**Work instructions**
Extract the records in full, leaving every picture out.

-- BEGIN Records for processing --

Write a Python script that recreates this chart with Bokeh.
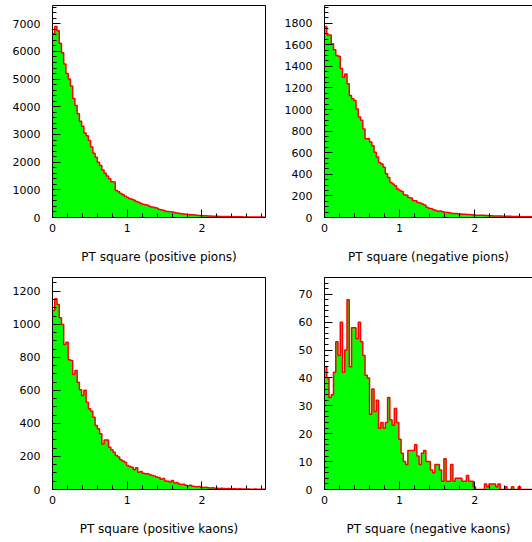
from bokeh.plotting import figure
from bokeh.layouts import row, column
from bokeh.models import Range1d, SingleIntervalTicker, FixedTicker, LinearAxis
from bokeh.embed import file_html
from bokeh.resources import INLINE

# ---------------- data (bin contents, bin width 0.03 starting at 0) ----------------
BIN_WIDTH = 0.03
N_BINS = 95

pos_pions = [6650, 6900, 6750, 6300, 5950, 5550, 5200, 5000, 4750, 4300,
             4050, 3750, 3480, 3300, 3050, 2950, 2780, 2550, 2320, 2180,
             2000, 1880, 1720, 1600, 1500, 1400, 1290, 1280, 980, 930,
             870, 820, 770, 720, 680, 660, 620, 580, 550, 510,
             480, 460, 440, 400, 380, 360, 340, 300, 280, 260,
             230, 215, 205, 195, 180, 160, 150, 140, 130, 120,
             110, 100, 95, 90, 82, 75, 70, 65, 60, 55,
             52, 48, 45, 42, 40, 38, 36, 34, 32, 30,
             28, 27, 26, 24, 23, 22, 21, 20, 18, 17,
             16, 15, 15, 14, 13]

neg_pions = [1770, 1690, 1690, 1610, 1555, 1500, 1495, 1380, 1300, 1330,
             1240, 1130, 1100, 1085, 1005, 930, 900, 820, 730, 730,
             700, 665, 605, 560, 510, 495, 465, 405, 370, 325,
             310, 295, 265, 250, 240, 210, 205, 186, 180, 158,
             155, 140, 135, 124, 115, 95, 85, 82, 72, 66,
             58, 60, 54, 48, 47, 44, 40, 38, 36, 34,
             32, 31, 30, 28, 27, 26, 24, 22, 21, 20,
             20, 19, 18, 17, 16, 15, 14, 14, 13, 12,
             12, 11, 11, 10, 10, 9, 9, 8, 8, 7,
             7, 6, 6, 6, 5]

pos_kaons = [1083, 1154, 1119, 1039, 998, 877, 891, 785, 780, 696,
             720, 649, 603, 569, 600, 528, 488, 474, 437, 387,
             367, 337, 276, 300, 300, 256, 240, 226, 206, 196,
             180, 172, 165, 145, 139, 135, 119, 131, 105, 109,
             99, 95, 95, 89, 85, 81, 75, 72, 62, 66,
             52, 50, 45, 55, 40, 42, 34, 30, 32, 25,
             22, 26, 20, 18, 16, 18, 14, 12, 14, 10,
             9, 11, 8, 8, 6, 7, 6, 5, 6, 4,
             5, 4, 3, 4, 3, 3, 2, 3, 2, 2,
             3, 1, 2, 1, 2]

neg_kaons = [44, 40, 33, 34, 42, 53, 48, 60, 42, 50,
             68, 44, 58, 58, 54, 60, 53, 48, 41, 40,
             27, 36, 28, 32, 22, 24, 22, 24, 33, 25,
             23, 29, 24, 18, 13, 10, 9, 14, 14, 14,
             16, 12, 9, 13, 14, 10, 10, 7, 6, 9,
             9, 7, 3, 11, 3, 3, 9, 3, 4, 4,
             4, 3, 3, 5, 3, 3, 1, 0, 0, 0,
             0, 2, 1, 2, 2, 2, 1, 2, 0, 0,
             1, 0, 0, 1, 0, 0, 1, 0, 0, 0,
             0, 0, 0, 0, 0]

labels = ["PT square (positive pions)", "PT square (negative pions)",
          "PT square (positive kaons)", "PT square (negative kaons)"]

edges = [round(i * BIN_WIDTH, 4) for i in range(N_BINS + 1)]

FONT = "DejaVu Sans"


def hidden_axis():
    ax = LinearAxis(ticker=FixedTicker(ticks=[]))
    ax.axis_line_color = "black"
    ax.axis_line_width = 1
    ax.major_tick_in = 0
    ax.major_tick_out = 0
    ax.minor_tick_in = 0
    ax.minor_tick_out = 0
    ax.major_label_standoff = 0
    return ax


def panel(vals, label, ymax, y_major, y_minor, xmax, width, height,
          bl, br, bt, bb, right_axis):
    p = figure(width=width, height=height, output_backend="svg",
               toolbar_location=None,
               x_range=Range1d(0, xmax), y_range=Range1d(0, ymax),
               min_border_left=bl, min_border_right=br,
               min_border_top=bt, min_border_bottom=bb)
    p.outline_line_color = None
    p.background_fill_color = "white"
    p.border_fill_color = "white"
    p.xgrid.visible = False
    p.ygrid.visible = False

    y2 = list(vals) + [vals[-1]]
    p.varea_step(x=edges, y1=[0] * len(edges), y2=y2, step_mode="after",
                 fill_color="#00ff00")
    p.step(x=edges, y=y2, mode="after", line_color="#ff0000", line_width=1.5)

    p.xaxis.ticker = SingleIntervalTicker(interval=1, num_minor_ticks=5)
    p.yaxis.ticker = SingleIntervalTicker(interval=y_major, num_minor_ticks=y_minor)
    for ax in (p.xaxis[0], p.yaxis[0]):
        ax.axis_line_color = "black"
        ax.major_tick_in = 8
        ax.major_tick_out = 0
        ax.minor_tick_in = 4
        ax.minor_tick_out = 0
        ax.major_tick_line_color = "black"
        ax.minor_tick_line_color = "black"
        ax.major_label_text_font = FONT
        ax.major_label_text_font_size = "11px"
        ax.major_label_text_color = "black"
    p.yaxis.major_label_standoff = 12
    p.xaxis.major_label_standoff = 6
    p.xaxis.axis_label = label
    p.xaxis.axis_label_text_font = FONT
    p.xaxis.axis_label_text_font_size = "12px"
    p.xaxis.axis_label_text_font_style = "normal"
    p.xaxis.axis_label_text_color = "black"
    p.xaxis.axis_label_standoff = 15

    p.add_layout(hidden_axis(), "above")
    if right_axis:
        p.add_layout(hidden_axis(), "right")
    return p


p1 = panel(pos_pions, labels[0], 7660, 1000, 5, 2.85, 266, 270, 52, 1, 5, 53, True)
p2 = panel(neg_pions, labels[1], 1964, 200, 4, 2.77, 266, 270, 58, 0, 5, 53, False)
p3 = panel(pos_kaons, labels[2], 1283, 200, 4, 2.85, 266, 272, 52, 1, 7, 53, True)
p4 = panel(neg_kaons, labels[3], 76, 10, 5, 2.77, 266, 272, 58, 0, 7, 53, False)

layout = column(row(p1, p2), row(p3, p4))

open("out.html", "w").write(file_html(layout, INLINE))
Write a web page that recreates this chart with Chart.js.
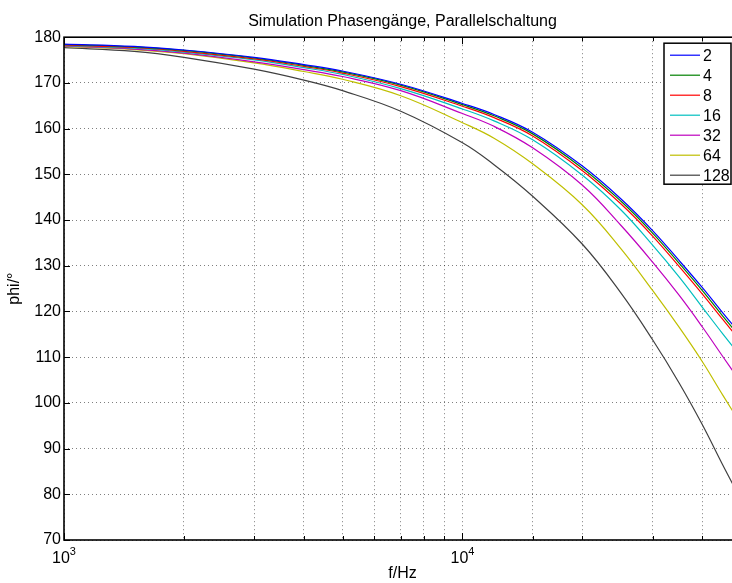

-- END Records for processing --

**Exercise answer**
Write a Python script that recreates this chart with Bokeh.
from bokeh.plotting import figure
from bokeh.layouts import row, column
from bokeh.models import Range1d, SingleIntervalTicker, FixedTicker, LinearAxis
from bokeh.embed import file_html
from bokeh.resources import INLINE

# ---------------- data (bin contents, bin width 0.03 starting at 0) ----------------
BIN_WIDTH = 0.03
N_BINS = 95

pos_pions = [6650, 6900, 6750, 6300, 5950, 5550, 5200, 5000, 4750, 4300,
             4050, 3750, 3480, 3300, 3050, 2950, 2780, 2550, 2320, 2180,
             2000, 1880, 1720, 1600, 1500, 1400, 1290, 1280, 980, 930,
             870, 820, 770, 720, 680, 660, 620, 580, 550, 510,
             480, 460, 440, 400, 380, 360, 340, 300, 280, 260,
             230, 215, 205, 195, 180, 160, 150, 140, 130, 120,
             110, 100, 95, 90, 82, 75, 70, 65, 60, 55,
             52, 48, 45, 42, 40, 38, 36, 34, 32, 30,
             28, 27, 26, 24, 23, 22, 21, 20, 18, 17,
             16, 15, 15, 14, 13]

neg_pions = [1770, 1690, 1690, 1610, 1555, 1500, 1495, 1380, 1300, 1330,
             1240, 1130, 1100, 1085, 1005, 930, 900, 820, 730, 730,
             700, 665, 605, 560, 510, 495, 465, 405, 370, 325,
             310, 295, 265, 250, 240, 210, 205, 186, 180, 158,
             155, 140, 135, 124, 115, 95, 85, 82, 72, 66,
             58, 60, 54, 48, 47, 44, 40, 38, 36, 34,
             32, 31, 30, 28, 27, 26, 24, 22, 21, 20,
             20, 19, 18, 17, 16, 15, 14, 14, 13, 12,
             12, 11, 11, 10, 10, 9, 9, 8, 8, 7,
             7, 6, 6, 6, 5]

pos_kaons = [1083, 1154, 1119, 1039, 998, 877, 891, 785, 780, 696,
             720, 649, 603, 569, 600, 528, 488, 474, 437, 387,
             367, 337, 276, 300, 300, 256, 240, 226, 206, 196,
             180, 172, 165, 145, 139, 135, 119, 131, 105, 109,
             99, 95, 95, 89, 85, 81, 75, 72, 62, 66,
             52, 50, 45, 55, 40, 42, 34, 30, 32, 25,
             22, 26, 20, 18, 16, 18, 14, 12, 14, 10,
             9, 11, 8, 8, 6, 7, 6, 5, 6, 4,
             5, 4, 3, 4, 3, 3, 2, 3, 2, 2,
             3, 1, 2, 1, 2]

neg_kaons = [44, 40, 33, 34, 42, 53, 48, 60, 42, 50,
             68, 44, 58, 58, 54, 60, 53, 48, 41, 40,
             27, 36, 28, 32, 22, 24, 22, 24, 33, 25,
             23, 29, 24, 18, 13, 10, 9, 14, 14, 14,
             16, 12, 9, 13, 14, 10, 10, 7, 6, 9,
             9, 7, 3, 11, 3, 3, 9, 3, 4, 4,
             4, 3, 3, 5, 3, 3, 1, 0, 0, 0,
             0, 2, 1, 2, 2, 2, 1, 2, 0, 0,
             1, 0, 0, 1, 0, 0, 1, 0, 0, 0,
             0, 0, 0, 0, 0]

labels = ["PT square (positive pions)", "PT square (negative pions)",
          "PT square (positive kaons)", "PT square (negative kaons)"]

edges = [round(i * BIN_WIDTH, 4) for i in range(N_BINS + 1)]

FONT = "DejaVu Sans"


def hidden_axis():
    ax = LinearAxis(ticker=FixedTicker(ticks=[]))
    ax.axis_line_color = "black"
    ax.axis_line_width = 1
    ax.major_tick_in = 0
    ax.major_tick_out = 0
    ax.minor_tick_in = 0
    ax.minor_tick_out = 0
    ax.major_label_standoff = 0
    return ax


def panel(vals, label, ymax, y_major, y_minor, xmax, width, height,
          bl, br, bt, bb, right_axis):
    p = figure(width=width, height=height, output_backend="svg",
               toolbar_location=None,
               x_range=Range1d(0, xmax), y_range=Range1d(0, ymax),
               min_border_left=bl, min_border_right=br,
               min_border_top=bt, min_border_bottom=bb)
    p.outline_line_color = None
    p.background_fill_color = "white"
    p.border_fill_color = "white"
    p.xgrid.visible = False
    p.ygrid.visible = False

    y2 = list(vals) + [vals[-1]]
    p.varea_step(x=edges, y1=[0] * len(edges), y2=y2, step_mode="after",
                 fill_color="#00ff00")
    p.step(x=edges, y=y2, mode="after", line_color="#ff0000", line_width=1.5)

    p.xaxis.ticker = SingleIntervalTicker(interval=1, num_minor_ticks=5)
    p.yaxis.ticker = SingleIntervalTicker(interval=y_major, num_minor_ticks=y_minor)
    for ax in (p.xaxis[0], p.yaxis[0]):
        ax.axis_line_color = "black"
        ax.major_tick_in = 8
        ax.major_tick_out = 0
        ax.minor_tick_in = 4
        ax.minor_tick_out = 0
        ax.major_tick_line_color = "black"
        ax.minor_tick_line_color = "black"
        ax.major_label_text_font = FONT
        ax.major_label_text_font_size = "11px"
        ax.major_label_text_color = "black"
    p.yaxis.major_label_standoff = 12
    p.xaxis.major_label_standoff = 6
    p.xaxis.axis_label = label
    p.xaxis.axis_label_text_font = FONT
    p.xaxis.axis_label_text_font_size = "12px"
    p.xaxis.axis_label_text_font_style = "normal"
    p.xaxis.axis_label_text_color = "black"
    p.xaxis.axis_label_standoff = 15

    p.add_layout(hidden_axis(), "above")
    if right_axis:
        p.add_layout(hidden_axis(), "right")
    return p


p1 = panel(pos_pions, labels[0], 7660, 1000, 5, 2.85, 266, 270, 52, 1, 5, 53, True)
p2 = panel(neg_pions, labels[1], 1964, 200, 4, 2.77, 266, 270, 58, 0, 5, 53, False)
p3 = panel(pos_kaons, labels[2], 1283, 200, 4, 2.85, 266, 272, 52, 1, 7, 53, True)
p4 = panel(neg_kaons, labels[3], 76, 10, 5, 2.77, 266, 272, 58, 0, 7, 53, False)

layout = column(row(p1, p2), row(p3, p4))

open("out.html", "w").write(file_html(layout, INLINE))
Write a web page that recreates this chart with Chart.js.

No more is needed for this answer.